The XOF and the IMF. Who knew?

The Communuate Financiere Africaine Franc, otherwise known as the CFA Franc (XOF) is the common currency of 14 African countries which are members of the Franc Zone -

Benin, Burkina, Côte d'Ivoire, Guinea Bissau, Mali, Niger, Senegal and Togo whose common central bank is the Central Bank of West African States (BCEAO)

and

Cameroon, Central African Republic, Congo, Gabon, Equatorial Guinea and Chad whose common central bank is the Bank of Central African States (BEAC).

The CFA Franc was created on December 26, 1945, the day when France ratified the Bretton Woods agreement and made its first declaration of parity to the IMF.  I've worked at the IMF for 26 years and I am embarrassed to admit that I did not know that there is a historical relationship between the CFA Franc and the IMF.  *sigh*.

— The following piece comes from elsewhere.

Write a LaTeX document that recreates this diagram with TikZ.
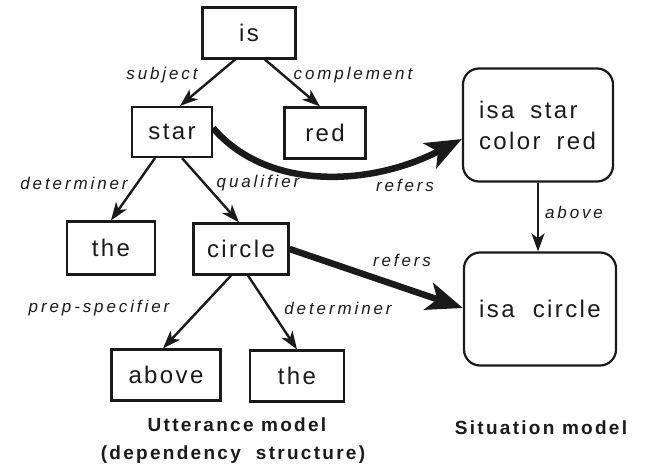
\documentclass[tikz,border=0pt]{standalone}
\usepackage{fontspec}
\usetikzlibrary{arrows.meta,calc}
\newfontfamily\nodefont[LetterSpace=10]{Liberation Sans}
\newfontfamily\labfont[LetterSpace=17]{Liberation Sans}
\newfontfamily\titfont[LetterSpace=12]{Liberation Sans}
\definecolor{ink}{HTML}{1A1A1A}
\tikzset{
  wbox/.style={draw=ink, line width=2.2pt, inner sep=0pt, font=\nodefont\fontsize{24}{31}\selectfont, text=ink},
  rbox/.style={wbox, rounded corners=16pt},
  lab/.style={font=\labfont\itshape\fontsize{17}{20}\selectfont, text=ink, inner sep=0pt},
  tit/.style={font=\titfont\bfseries\fontsize{19}{22}\selectfont, text=ink, inner sep=0pt},
  arr/.style={draw=ink, line width=2.4pt, -{Stealth[length=18pt,width=13pt,inset=5pt]}},
  bigarr/.style={draw=ink, line width=6.5pt, -{Stealth[length=36pt,width=28pt,inset=9pt]}}
}
\begin{document}
\begin{tikzpicture}[x=1pt,y=-1pt]
\path[use as bounding box, fill=white] (0,0) rectangle (647,463);
% utterance nodes
\node[wbox, minimum width=93pt, minimum height=51pt] (is) at (249,33) {is};
\node[wbox, minimum width=80pt, minimum height=50pt] (star) at (172,132) {star};
\node[wbox, minimum width=81pt, minimum height=51pt] (red) at (325,133) {red};
\node[wbox, minimum width=88pt, minimum height=53pt] (theA) at (111,248) {the};
\node[wbox, minimum width=95pt, minimum height=51pt] (circle) at (241,249) {circle};
\node[wbox, minimum width=109pt, minimum height=51pt] (above) at (166,375) {above};
\node[wbox, minimum width=94pt, minimum height=51pt] (theB) at (297,376) {the};
% situation nodes
\node[rbox, minimum width=150pt, minimum height=113pt, text width=118pt, inner xsep=16pt, align=left] (isastar) at (538,125) {isa\ \ star\\color\ \ red};
\node[rbox, minimum width=152pt, minimum height=113pt] (isacircle) at (540,309) {isa\ \ circle};
% thin arrows
\draw[arr] ([xshift=-14pt]is.south) -- ([xshift=8pt]star.north);
\draw[arr] ([xshift=16pt]is.south) -- ([xshift=-5pt]red.north);
\draw[arr] ([xshift=-17pt]star.south) -- (theA.north);
\draw[arr] ([xshift=10pt]star.south) -- ([xshift=-2pt]circle.north);
\draw[arr] ([xshift=-10pt]circle.south) -- ([xshift=-3pt]above.north);
\draw[arr] ([xshift=7pt]circle.south) -- (theB.north);
\draw[arr] (isastar.south) -- (isacircle.north -| isastar.south);
% thick arrows
\draw[bigarr] ([yshift=4pt]star.east) .. controls (268,192) and (372,186) .. ([yshift=-14pt]isastar.west);
\draw[bigarr] (circle.east) -- ([yshift=1pt]isacircle.west);
% labels
\node[lab] (l1) at (162,75) {subject};
\node[lab] (l2) at (353,75) {complement};
\node[lab] (l3) at (74,183) {determiner};
\node[lab] (l4) at (258,183) {qualifier};
\node[lab] (l5) at (405,185) {refers};
\node[lab] (l6) at (402,260) {refers};
\node[lab] (l7) at (99,308) {prep-specifier};
\node[lab] (l8) at (338,308) {determiner};
\node[lab] (l9) at (574,212) {above};
\node[tit] (t1) at (237,425) {Utterance model};
\node[tit] (t2) at (233,455) {(dependency\ \ structure)};
\node[tit] (t3) at (541,428) {Situation model};
\end{tikzpicture}
\end{document}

The modern day CFA Franc is pegged to the Euro.  At today's exchange rate, 1 Euro = 656 XOF.

Unfortunately, our credit union doesn't carry the XOF which means I won't be able to buy any XOFs before I leave.  So, my plan is to use Euros in Senegal and see if I can find an ATM that will work with my US bank card.  Otherwise, I will have to convert to XOFs when I get to Bamako.